__STATED PROBLEM__: Leave the pictures out and quote every line from the start of the listing to the line with "fig = go.Figure()", inclusive.

[Start of RECORDED DATA]

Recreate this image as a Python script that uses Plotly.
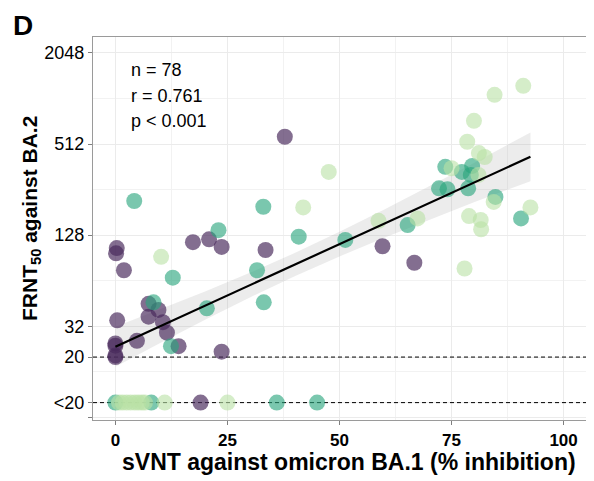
import numpy as np
import plotly.graph_objects as go

# ---- data ----
# FRNT50 values; "<20" responses are plotted at 10
purple_x = [0.3, 0.15, 1.9, 17.3, 20.9, 23.7, 33.5, 7.4, 9.6, 7.4, 0.4, 10.6, 11.5, 4.8,
            0, 0, 0, 0, 14.1, 23.7, 37.8, 59.6, 66.7, 19]
purple_y = [105, 97, 75, 115, 120, 107, 102, 45, 41, 37, 35, 34, 29, 25.6,
            24.6, 23.8, 20.5, 20, 23.6, 21.7, 572, 108, 84, 10]

teal_x = [4.2, 33, 23, 12.8, 31.6, 33.1, 8.5, 20.4, 12.4, 40.9, 51.3, 65.2, 73.6, 77.3,
          79.6, 79.3, 72.2, 74.1, 78.7, 84.8, 90.5, 8, 36, 45, 0]
teal_y = [215, 197, 138, 67, 75, 46, 46, 42, 23.6, 125, 119, 149, 362, 335,
          367, 320, 261, 257, 261, 229, 165, 10, 10, 10, 10]

light_x = [10.2, 47.6, 41.9, 58.7, 67.4, 75, 81, 81.1, 82.4, 78.5, 80, 84.6, 91, 84.4,
           92.6, 78.9, 81.5, 81.6, 77.9, 11, 25, 0.8, 1.6, 2.5, 3.4, 4.3, 5.1, 5.9, 6.6]
light_y = [92, 335, 195, 159, 165, 354, 320, 446, 420, 530, 729, 1082, 1242, 212,
           195, 171, 161, 140, 77, 10, 10, 10, 10, 10, 10, 10, 10, 10, 10]

# regression line (log2 FRNT50) and confidence band half-width
fit_x = [0, 92.6]
fit_log2 = [4.55, 8.72]
band_x = [0, 10, 20, 30, 40, 50, 60, 70, 80, 92.6]
band_hw = [0.44, 0.37, 0.31, 0.27, 0.255, 0.27, 0.31, 0.37, 0.43, 0.535]

y_tickvals = [8, 10, 20, 32, 128, 512, 2048]
y_ticktext = [" ", "<20", "20", "32", "128", "512", "2048"]
y_minor = [16, 64, 256, 1024]
x_tickvals = [0, 25, 50, 75, 100]
x_minor = [12.5, 37.5, 62.5, 87.5]
stats_lines = ["n = 78", "r = 0.761", "p < 0.001"]

FONT = "Liberation Sans, Arial, Helvetica, sans-serif"

fig = go.Figure()

# dashed reference lines at 20 and <20
for yv in [20, 10]:
    fig.add_trace(go.Scatter(x=[-5, 105], y=[yv, yv], mode="lines",
                             line=dict(color="black", width=1, dash="4px,3px"),
                             hoverinfo="skip", showlegend=False))

# confidence band
bx = np.array(band_x, dtype=float)
center = np.interp(bx, fit_x, fit_log2)
hw = np.array(band_hw)
hi = 2 ** (center + hw)
lo = 2 ** (center - hw)
fig.add_trace(go.Scatter(x=np.concatenate([bx, bx[::-1]]),
                         y=np.concatenate([hi, lo[::-1]]),
                         fill="toself", fillcolor="rgba(160,160,160,0.2)",
                         line=dict(width=0), mode="lines",
                         hoverinfo="skip", showlegend=False))

# points
for xs, ys, col in [(purple_x, purple_y, "rgba(72,42,92,0.68)"),
                    (teal_x, teal_y, "rgba(40,165,125,0.62)"),
                    (light_x, light_y, "rgba(185,225,165,0.6)")]:
    fig.add_trace(go.Scatter(x=xs, y=ys, mode="markers",
                             marker=dict(size=16, color=col, line=dict(width=0)),
                             showlegend=False))

# regression line
fig.add_trace(go.Scatter(x=fit_x, y=[2 ** v for v in fit_log2], mode="lines",
                         line=dict(color="black", width=2.2),
                         hoverinfo="skip", showlegend=False))

# the page puts the figure 8 px in from the top-left corner
OFF = 8
W, H = 594 - OFF, 481 - OFF
L, R, T = 93 - OFF, 8, 37 - OFF
B = H - (420 - OFF)
pw, ph = W - L - R, H - T - B

def px(xp):
    return (xp - OFF - L) / pw

def py(yp):
    return (H - B - (yp - OFF)) / ph

annotations = []
for i, s in enumerate(stats_lines):
    annotations.append(dict(text=s, xref="paper", yref="paper", x=px(129), y=py(70 + 25.5 * i),
                            xanchor="left", yanchor="middle", showarrow=False,
                            font=dict(family=FONT, size=18, color="black")))
annotations.append(dict(text="<b>sVNT against omicron BA.1 (% inhibition)</b>",
                        xref="paper", yref="paper", x=px(349), y=py(462),
                        xanchor="center", yanchor="middle", showarrow=False,
                        font=dict(family=FONT, size=23, color="black")))
annotations.append(dict(text="<b>FRNT<sub>50</sub> against BA.2</b>",
                        xref="paper", yref="paper", x=px(31), y=py(219),
                        xanchor="center", yanchor="middle", showarrow=False, textangle=-90,
                        font=dict(family=FONT, size=21, color="black")))
annotations.append(dict(text="<b>D</b>", xref="paper", yref="paper", x=px(11), y=py(8),
                        xanchor="left", yanchor="top", showarrow=False,
                        font=dict(family=FONT, size=28, color="black")))

fig.update_layout(
    width=W, height=H,
    margin=dict(l=L, r=R, t=T, b=B),
    plot_bgcolor="white", paper_bgcolor="white",
    annotations=annotations,
    font=dict(family=FONT, color="black"),
)
fig.update_xaxes(range=[-5, 105], tickmode="array", tickvals=x_tickvals,
                 ticktext=[f"<b>{v}</b>" for v in x_tickvals],
                 tickfont=dict(family=FONT, size=17, color="black"),
                 showgrid=True, gridcolor="#ebebeb", gridwidth=1,
                 minor=dict(tickmode="array", tickvals=x_minor, showgrid=True,
                            gridcolor="#f2f2f2", gridwidth=1, ticklen=0),
                 ticks="outside", ticklen=4, tickcolor="#7f7f7f",
                 showline=True, mirror=True, linecolor="#9a9a9a", linewidth=1.2,
                 zeroline=False)
fig.update_yaxes(type="log", range=[np.log10(2 ** 2.94), np.log10(2 ** 11.35)],
                 tickmode="array", tickvals=y_tickvals, ticktext=y_ticktext,
                 tickfont=dict(family=FONT, size=18, color="black"),
                 showgrid=True, gridcolor="#ebebeb", gridwidth=1,
                 minor=dict(tickmode="array", tickvals=y_minor, showgrid=True,
                            gridcolor="#f2f2f2", gridwidth=1, ticklen=0),
                 ticks="outside", ticklen=4, tickcolor="#7f7f7f",
                 showline=True, mirror=True, linecolor="#9a9a9a", linewidth=1.2,
                 zeroline=False)

fig.write_html("out.html")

[End of RECORDED DATA]

__TASK RESPONSE__:
Recreate this image as a Python script that uses Plotly.
import numpy as np
import plotly.graph_objects as go

# ---- data ----
# FRNT50 values; "<20" responses are plotted at 10
purple_x = [0.3, 0.15, 1.9, 17.3, 20.9, 23.7, 33.5, 7.4, 9.6, 7.4, 0.4, 10.6, 11.5, 4.8,
            0, 0, 0, 0, 14.1, 23.7, 37.8, 59.6, 66.7, 19]
purple_y = [105, 97, 75, 115, 120, 107, 102, 45, 41, 37, 35, 34, 29, 25.6,
            24.6, 23.8, 20.5, 20, 23.6, 21.7, 572, 108, 84, 10]

teal_x = [4.2, 33, 23, 12.8, 31.6, 33.1, 8.5, 20.4, 12.4, 40.9, 51.3, 65.2, 73.6, 77.3,
          79.6, 79.3, 72.2, 74.1, 78.7, 84.8, 90.5, 8, 36, 45, 0]
teal_y = [215, 197, 138, 67, 75, 46, 46, 42, 23.6, 125, 119, 149, 362, 335,
          367, 320, 261, 257, 261, 229, 165, 10, 10, 10, 10]

light_x = [10.2, 47.6, 41.9, 58.7, 67.4, 75, 81, 81.1, 82.4, 78.5, 80, 84.6, 91, 84.4,
           92.6, 78.9, 81.5, 81.6, 77.9, 11, 25, 0.8, 1.6, 2.5, 3.4, 4.3, 5.1, 5.9, 6.6]
light_y = [92, 335, 195, 159, 165, 354, 320, 446, 420, 530, 729, 1082, 1242, 212,
           195, 171, 161, 140, 77, 10, 10, 10, 10, 10, 10, 10, 10, 10, 10]

# regression line (log2 FRNT50) and confidence band half-width
fit_x = [0, 92.6]
fit_log2 = [4.55, 8.72]
band_x = [0, 10, 20, 30, 40, 50, 60, 70, 80, 92.6]
band_hw = [0.44, 0.37, 0.31, 0.27, 0.255, 0.27, 0.31, 0.37, 0.43, 0.535]

y_tickvals = [8, 10, 20, 32, 128, 512, 2048]
y_ticktext = [" ", "<20", "20", "32", "128", "512", "2048"]
y_minor = [16, 64, 256, 1024]
x_tickvals = [0, 25, 50, 75, 100]
x_minor = [12.5, 37.5, 62.5, 87.5]
stats_lines = ["n = 78", "r = 0.761", "p < 0.001"]

FONT = "Liberation Sans, Arial, Helvetica, sans-serif"

fig = go.Figure()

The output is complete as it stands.